Un nuovo studio pubblicato su Nature chiarisce molti aspetti della formazione dei sistemi binari di buchi neri attraverso l’analisi delle onde gravitazionali rilevate finora.
Un nuovo studio pubblicato su Nature chiarisce molti aspetti della formazione dei sistemi binari di buchi neri attraverso l’analisi delle onde gravitazionali rilevate finora. Le onde gravitazionali captate da LIGO nel 2015 e nel 2017 non sono solo una prova diretta di un fenomeno fisico cruciale che finora aveva ricevuto solo conferme indirette ma stanno aiutando a definire, in generale, i limiti delle possibili spiegazioni per la formazione dei buchi neri che si trovano oltre la nostra galassia.
Il ruolo delle onde gravitazionali
Finora, i buchi neri sono stati osservati “elettromagneticamente”, per esempio analizzando i raggi X emessi dalla materia che stanno per inghiottire. Studiando buchi neri con stelle che ruotavano loro intorno si è visto che la loro rotazione era significativamente veloce. Le onde gravitazionali possono però portare preziose informazioni altrimenti non ricavabili: stando a quanto sostengono gli scienziati, attraverso la “lente” delle onde gravitazionali è possibile avere informazioni uniche e profonde sulla popolazione di buchi neri che si trovano oltre la nostra galassia. E, finora, è emerso che questi ultimi potrebbero essere diversi da quelli della Via Lattea.
Questione di “spinning”
Gli scienziati stanno sfruttando i segnali relativi a onde gravitazionali captate da LIGO e prodotte dalla fusione di quattro coppie di buchi neri; tre segnali sono stati catturati nel 2015 e uno nel 2017. Lo scopo è cercare di capire meglio la formazione di questi sistemi binari di buchi neri.

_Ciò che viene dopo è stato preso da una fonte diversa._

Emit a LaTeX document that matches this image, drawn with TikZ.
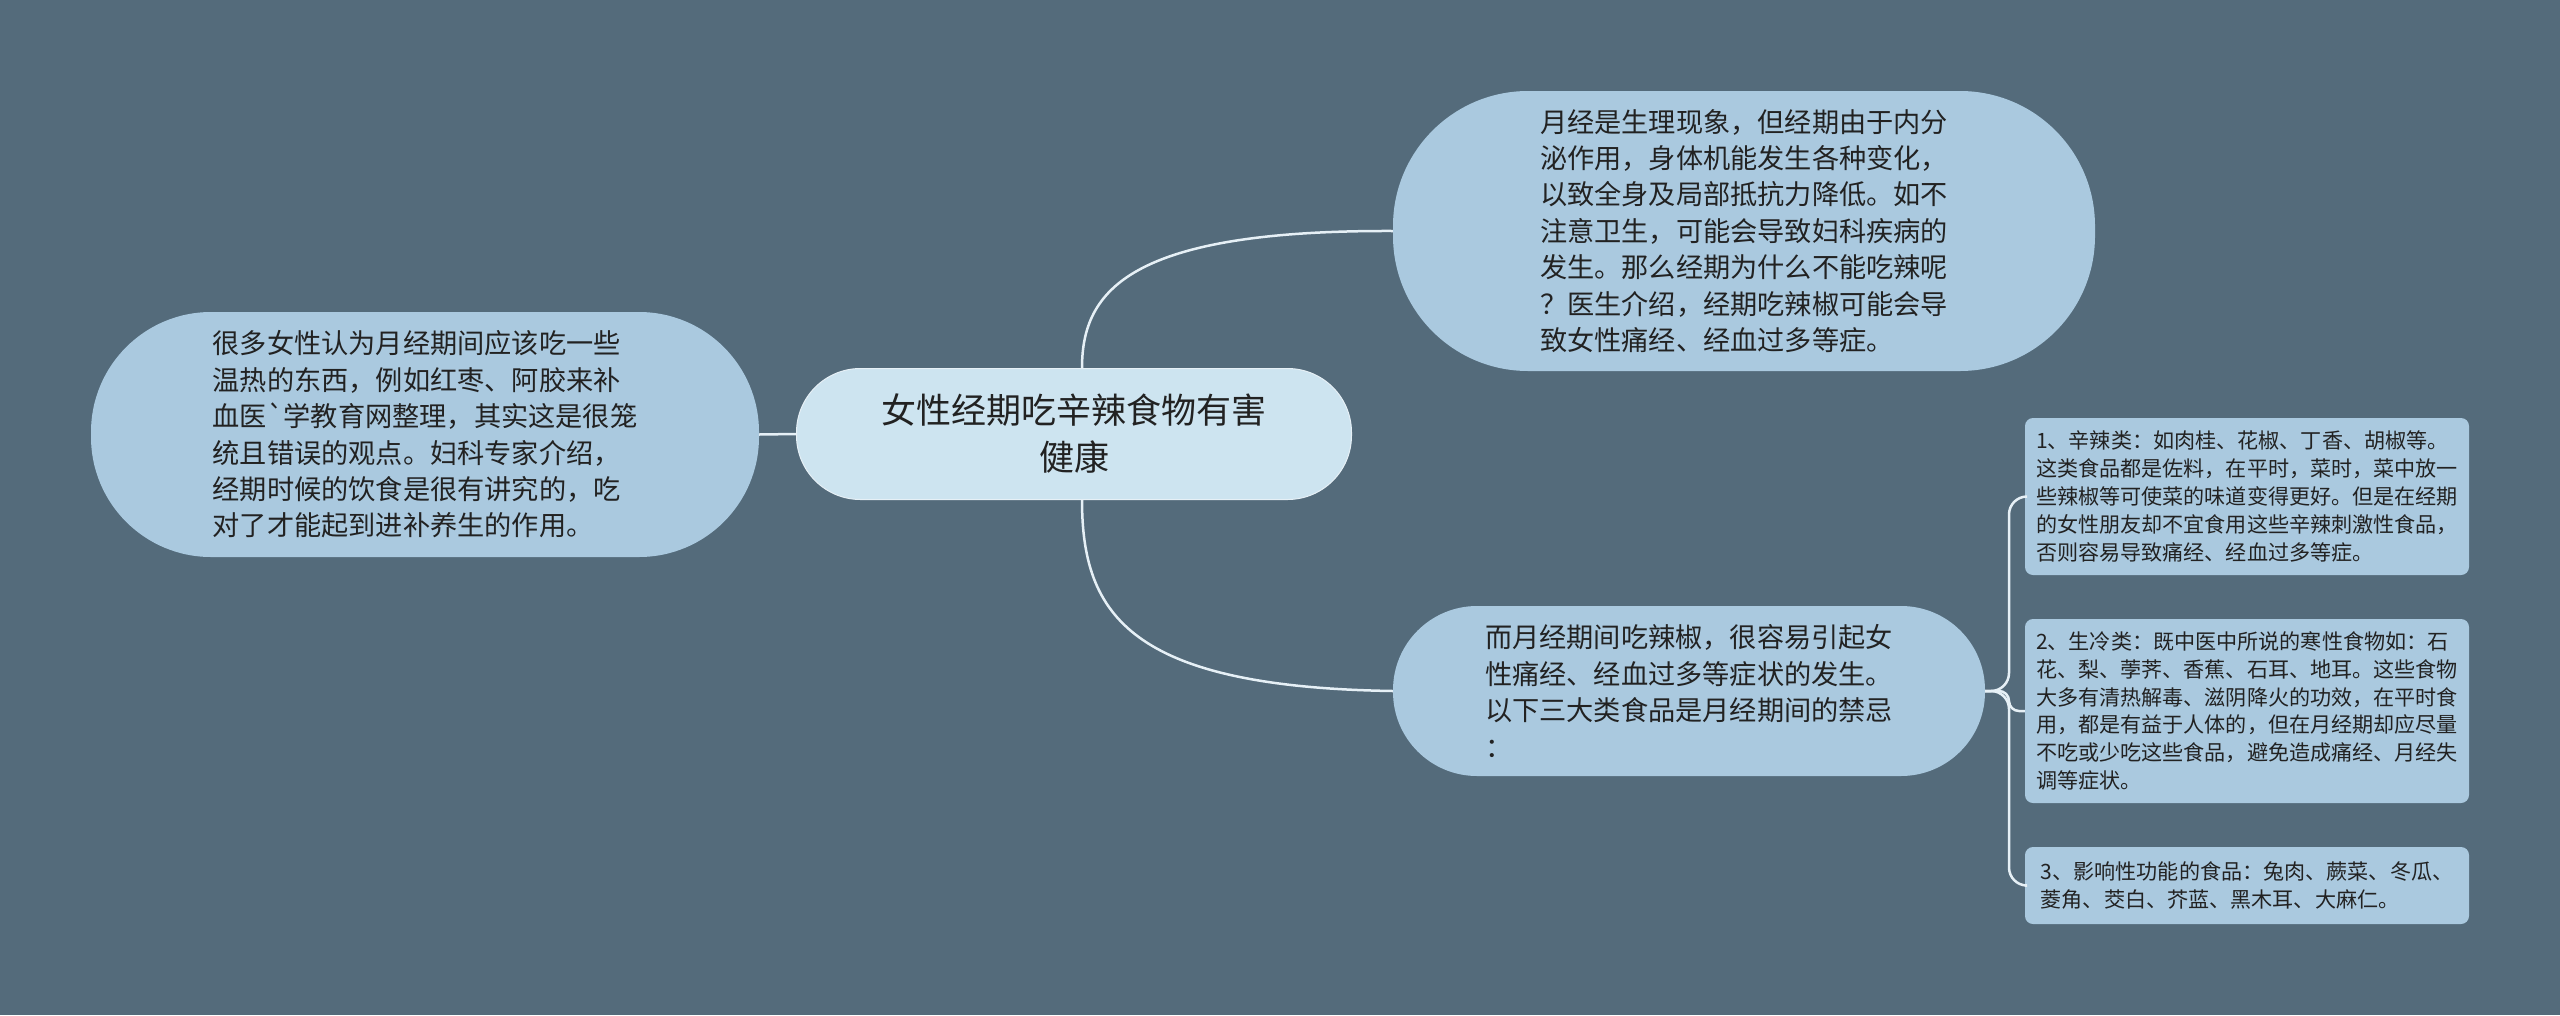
\documentclass[tikz,border=0pt]{standalone}
\usepackage{fontspec}
\setmainfont{Noto Sans CJK SC}
\newfontfamily\gravefont{Noto Sans CJK SC}
\definecolor{bg}{HTML}{546B7B}
\definecolor{nodefill}{HTML}{AAC9DF}
\definecolor{rootfill}{HTML}{CDE4F0}
\definecolor{txt}{HTML}{222222}
\definecolor{linec}{HTML}{E6F0F6}
\tikzset{
  bubble/.style={fill=nodefill, text=txt, align=left, inner sep=0pt},
  leafbox/.style={fill=nodefill, text=txt, align=left, inner sep=0pt, rounded corners=8pt,
    minimum width=444pt, font=\fontsize{21.1}{27.8}\selectfont},
  conn/.style={draw=linec, line width=2.5pt},
}
\begin{document}
\begin{tikzpicture}[x=1pt,y=-1pt]
\fill[bg] (0,0) rectangle (2560,1015);
\useasboundingbox (0,0) rectangle (2560,1015);

% root
\node[bubble, fill=rootfill, align=center, minimum width=555pt, minimum height=131pt,
  rounded corners=64pt, draw=linec, line width=1pt, font=\fontsize{35}{47}\selectfont]
  (root) at (1074,434) {女性经期吃辛辣食物有害\\健康};

% top right
\node[bubble, minimum width=702pt, minimum height=280pt, rounded corners=135pt,
  font=\fontsize{27.2}{36.4}\selectfont] (tr) at (1744,231)
  {月经是生理现象，但经期由于内分\\泌作用，身体机能发生各种变化，\\以致全身及局部抵抗力降低。如不\\注意卫生，可能会导致妇科疾病的\\发生。那么经期为什么不能吃辣呢\\？医生介绍，经期吃辣椒可能会导\\致女性痛经、经血过多等症。};

% left
\node[bubble, minimum width=668pt, minimum height=245pt, rounded corners=120pt,
  font=\fontsize{27.2}{36.4}\selectfont] (lf) at (425,434.5)
  {很多女性认为月经期间应该吃一些\\温热的东西，例如红枣、阿胶来补\\血医{\gravefont\symbol{96}}学教育网整理，其实这是很笼\\统且错误的观点。妇科专家介绍，\\经期时候的饮食是很有讲究的，吃\\对了才能起到进补养生的作用。};

% bottom middle
\node[bubble, minimum width=592pt, minimum height=170pt, rounded corners=84pt,
  font=\fontsize{27.2}{36.4}\selectfont] (bm) at (1689,691)
  {而月经期间吃辣椒，很容易引起女\\性痛经、经血过多等症状的发生。\\以下三大类食品是月经期间的禁忌\\：};

% leaf boxes
\node[leafbox, minimum height=157pt] (b1) at (2247,496.5)
  {1、辛辣类：如肉桂、花椒、丁香、胡椒等。\\这类食品都是佐料，在平时，菜时，菜中放一\\些辣椒等可使菜的味道变得更好。但是在经期\\的女性朋友却不宜食用这些辛辣刺激性食品，\\否则容易导致痛经、经血过多等症。};
\node[leafbox, minimum height=184pt] (b2) at (2247,711)
  {2、生冷类：既中医中所说的寒性食物如：石\\花、梨、荸荠、香蕉、石耳、地耳。这些食物\\大多有清热解毒、滋阴降火的功效，在平时食\\用，都是有益于人体的，但在月经期却应尽量\\不吃或少吃这些食品，避免造成痛经、月经失\\调等症状。};
\node[leafbox, minimum height=77pt] (b3) at (2247,885.5)
  {3、影响性功能的食品：兔肉、蕨菜、冬瓜、\\菱角、茭白、芥蓝、黑木耳、大麻仁。};

% connectors
\coordinate (spine) at (2009,0);
\draw[conn] ([xshift=8pt]root.north) .. controls ([xshift=8pt]root.north |- 0,290) and (1130,230) .. (tr.west);
\draw[conn] ([xshift=8pt]root.south) .. controls ([xshift=8pt]root.south |- 0,615) and (1130,687) .. (bm.west);
\draw[conn] (root.west) -- (lf.east);
\draw[conn, rounded corners=18pt] (bm.east) -- (bm.east -| spine) |- (b1.west);
\draw[conn, rounded corners=10pt] (bm.east) -- (bm.east -| spine) |- (b2.west);
\draw[conn, rounded corners=18pt] (bm.east) -- (bm.east -| spine) |- (b3.west);
\end{tikzpicture}
\end{document}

Al momento, gli scenari in campo sono due e riguardano il comportamento dello “spin” dei buchi neri, ossia il momento angolare del materiale da cui il buco nero (che è la fase finale della vita di alcune stelle) si è formato.
Due ipotesi
A quanto si legge nello studio degli scienziati dell’Università di Birmingham pubblicato sulla rivista Nature, nella prima ipotesi i buchi neri potrebbero essere nati insieme e, ruotando meno rapidamente dei buchi neri della nostra galassia, aver vissuto una vita a breve distanza per poi fondersi l’uno nell’altro.
La seconda ipotesi è invece che i due buchi neri si siano formati indipendentemente l’uno dall’altro in una zona dell’Universo molto densa di stelle ma che l’ambiente dinamico li abbia portati ad avvicinarsi. A quel punto, si sarebbero incontrati per poi morire insieme. Questa ipotesi è quella più attendibile nel caso in cui si accertasse una velocità di rotazione sostenuta e simile a quella dei buchi neri della Via Lattea.
L’indagine comunque è ancora nelle fasi iniziali e sarà migliorata con l’acquisizione di segnali da ulteriori onde gravitazionali captate. E non è escluso che nuove onde possano essere presto rilevate, perché fenomeni come collisioni di grandi buchi neri disposti in sistemi binari sono molto frequenti: “Abbiamo calcolato che le loro collisioni, in ogni angolo nell’universo, si susseguono al ritmo di una ogni quarto d’ora”, ha dichiarato Alberto Vecchio, tra gli autori dello studio.